===== Material for this exercise =====

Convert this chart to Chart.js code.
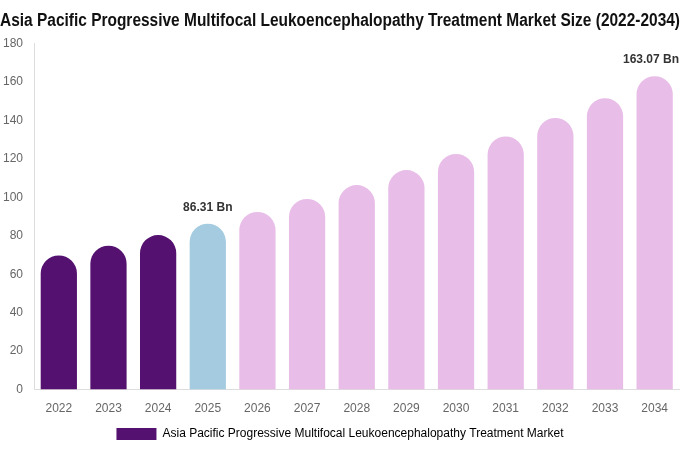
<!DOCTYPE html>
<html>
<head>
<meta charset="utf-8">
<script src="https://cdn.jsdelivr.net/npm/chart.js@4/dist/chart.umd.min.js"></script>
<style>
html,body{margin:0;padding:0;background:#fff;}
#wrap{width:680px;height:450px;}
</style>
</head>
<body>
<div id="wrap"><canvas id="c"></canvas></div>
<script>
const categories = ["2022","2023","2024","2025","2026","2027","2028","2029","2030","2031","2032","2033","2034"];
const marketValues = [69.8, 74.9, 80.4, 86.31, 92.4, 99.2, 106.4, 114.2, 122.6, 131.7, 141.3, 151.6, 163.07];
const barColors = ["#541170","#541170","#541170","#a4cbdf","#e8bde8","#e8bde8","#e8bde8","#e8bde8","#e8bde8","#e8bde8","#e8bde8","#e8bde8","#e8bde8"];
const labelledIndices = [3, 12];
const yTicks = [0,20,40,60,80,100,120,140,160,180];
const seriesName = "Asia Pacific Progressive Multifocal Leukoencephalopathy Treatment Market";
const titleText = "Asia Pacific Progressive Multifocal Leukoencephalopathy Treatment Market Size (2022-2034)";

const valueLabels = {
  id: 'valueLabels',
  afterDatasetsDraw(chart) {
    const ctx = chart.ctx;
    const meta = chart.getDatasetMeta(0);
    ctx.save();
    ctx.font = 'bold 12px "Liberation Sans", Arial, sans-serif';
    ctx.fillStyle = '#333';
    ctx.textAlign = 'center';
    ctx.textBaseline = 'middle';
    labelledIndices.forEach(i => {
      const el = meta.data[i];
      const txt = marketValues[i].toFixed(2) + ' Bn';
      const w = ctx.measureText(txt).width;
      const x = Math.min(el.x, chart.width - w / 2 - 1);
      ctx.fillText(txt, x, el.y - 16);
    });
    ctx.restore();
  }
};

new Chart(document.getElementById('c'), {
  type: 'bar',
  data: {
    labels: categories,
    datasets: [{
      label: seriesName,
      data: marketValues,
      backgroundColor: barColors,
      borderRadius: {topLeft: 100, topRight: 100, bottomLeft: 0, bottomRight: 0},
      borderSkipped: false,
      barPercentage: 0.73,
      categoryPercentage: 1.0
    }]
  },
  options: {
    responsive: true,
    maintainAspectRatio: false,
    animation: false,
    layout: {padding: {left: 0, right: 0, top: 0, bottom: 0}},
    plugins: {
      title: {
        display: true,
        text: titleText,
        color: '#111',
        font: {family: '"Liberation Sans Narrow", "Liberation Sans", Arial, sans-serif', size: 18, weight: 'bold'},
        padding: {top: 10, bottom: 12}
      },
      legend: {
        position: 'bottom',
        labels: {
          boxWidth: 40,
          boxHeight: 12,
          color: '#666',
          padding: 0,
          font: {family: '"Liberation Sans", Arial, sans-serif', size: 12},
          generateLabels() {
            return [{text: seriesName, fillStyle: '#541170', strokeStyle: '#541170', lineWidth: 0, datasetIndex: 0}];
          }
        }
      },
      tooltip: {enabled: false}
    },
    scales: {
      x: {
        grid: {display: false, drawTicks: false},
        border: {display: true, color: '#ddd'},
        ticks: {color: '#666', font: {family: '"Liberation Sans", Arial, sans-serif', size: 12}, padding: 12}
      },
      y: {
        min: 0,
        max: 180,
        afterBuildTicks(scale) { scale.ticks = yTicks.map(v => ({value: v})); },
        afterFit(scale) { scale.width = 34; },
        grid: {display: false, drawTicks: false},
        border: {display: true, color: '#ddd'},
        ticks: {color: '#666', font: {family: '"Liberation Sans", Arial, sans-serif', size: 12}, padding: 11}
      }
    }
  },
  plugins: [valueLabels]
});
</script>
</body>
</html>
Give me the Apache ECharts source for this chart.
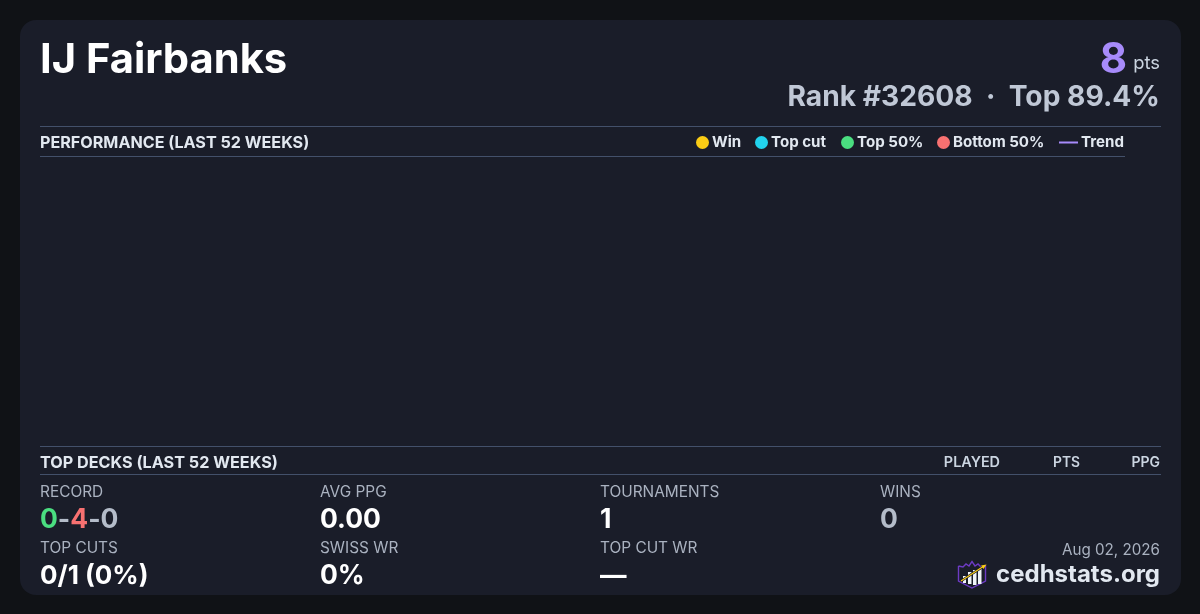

=====

Work instructions:
Omitting all pictures, restate exactly the lines of the material from its start through the line that contains "Treatment Market Size".

Answer to the problem:
Convert this chart to Chart.js code.
<!DOCTYPE html>
<html>
<head>
<meta charset="utf-8">
<script src="https://cdn.jsdelivr.net/npm/chart.js@4/dist/chart.umd.min.js"></script>
<style>
html,body{margin:0;padding:0;background:#fff;}
#wrap{width:680px;height:450px;}
</style>
</head>
<body>
<div id="wrap"><canvas id="c"></canvas></div>
<script>
const categories = ["2022","2023","2024","2025","2026","2027","2028","2029","2030","2031","2032","2033","2034"];
const marketValues = [69.8, 74.9, 80.4, 86.31, 92.4, 99.2, 106.4, 114.2, 122.6, 131.7, 141.3, 151.6, 163.07];
const barColors = ["#541170","#541170","#541170","#a4cbdf","#e8bde8","#e8bde8","#e8bde8","#e8bde8","#e8bde8","#e8bde8","#e8bde8","#e8bde8","#e8bde8"];
const labelledIndices = [3, 12];
const yTicks = [0,20,40,60,80,100,120,140,160,180];
const seriesName = "Asia Pacific Progressive Multifocal Leukoencephalopathy Treatment Market";
const titleText = "Asia Pacific Progressive Multifocal Leukoencephalopathy Treatment Market Size (2022-2034)";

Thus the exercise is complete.